For percentages and ratios that feed into effect-size calculations, Percentage Calculator handles the common conversions cleanly — useful when you are communicating results to a non-technical audience who wants "a 15% lift" instead of "the effect size was 0.12."

The p-value pitfalls

P-hacking

Running many tests and reporting the one that happened to be "significant" is called p-hacking, and it is the most common way people fool themselves and others with statistics. Decide your test in advance, report all tests you ran, and correct for multiple comparisons when you must.

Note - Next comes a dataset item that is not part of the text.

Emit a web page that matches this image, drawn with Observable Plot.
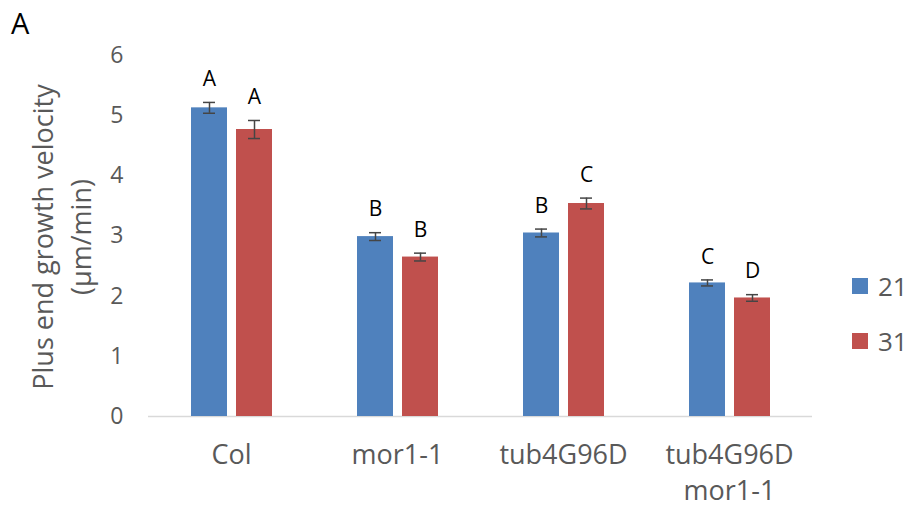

Treating p=0.05 as a bright line

A p-value of 0.049 and a p-value of 0.051 are essentially identical as evidence. Treating them as qualitatively different because they fall on opposite sides of 0.05 is a human error the math does not support. The American Statistical Association's 2016 statement on p-values explicitly warns against this.

Ignoring effect size

Statistical significance is not practical significance. A very large sample can produce a significant p-value for an effect so small you would not ship it. Always report and judge the effect size alongside the p-value.

Ignoring assumptions

T-tests assume roughly normal distributions. Chi-square needs minimum expected counts. ANOVA assumes roughly equal variances. When the assumptions fail, the p-values are not what they claim to be. Non-parametric alternatives (Wilcoxon, Mann-Whitney, Kruskal-Wallis) exist for exactly this reason.

Related pillar guide

This cluster post is part of the comprehensive tools track. For the broader foundation on choosing and using free online tools, see The Complete Guide to Free Online Tools.

FAQ

What sample size do I need?

It depends on the effect size you want to detect and the statistical power you want. For typical two-group comparisons targeting a medium effect (Cohen's d = 0.5) with 80% power and a=0.05, you need about 64 subjects per group. Run a proper sample size calculation before collecting data.

When do I use a non-parametric test?

When your data is clearly not normally distributed (ordinal data, heavy skew, small samples where you cannot check normality) and the assumption-based tests would give you misleading p-values. The cost of non-parametric tests is slightly lower power, but that is better than a wrong answer.

What is Bonferroni correction and when do I need it?

When you run multiple tests at the same time, the chance of at least one false positive grows. Bonferroni divides your alpha by the number of tests to compensate. It is conservative (too cautious), but it is simple and keeps you from claiming results that are just chance.

Can I report "p was almost significant"?

Please do not. The p-value is what it is. If the pre-registered alpha is 0.05 and you got 0.07, your evidence did not clear the bar. Report the actual p-value and the effect size and let the reader decide.

Why report confidence intervals if I already have a p-value?

Because the confidence interval tells you the effect size and its uncertainty, which is what the business actually cares about. The p-value only tells you whether an effect is detectable. Both together give a complete picture; either alone is misleading in common cases.

Closing thought

Statistics is not about memorizing formulas. It is about knowing which question you are asking, picking the test that answers it, and reporting the result with honest uncertainty. Start with two or three tests you actually understand, use them well, and the rest of the field opens up when you need it. The calculators do the arithmetic; your job is the interpretation.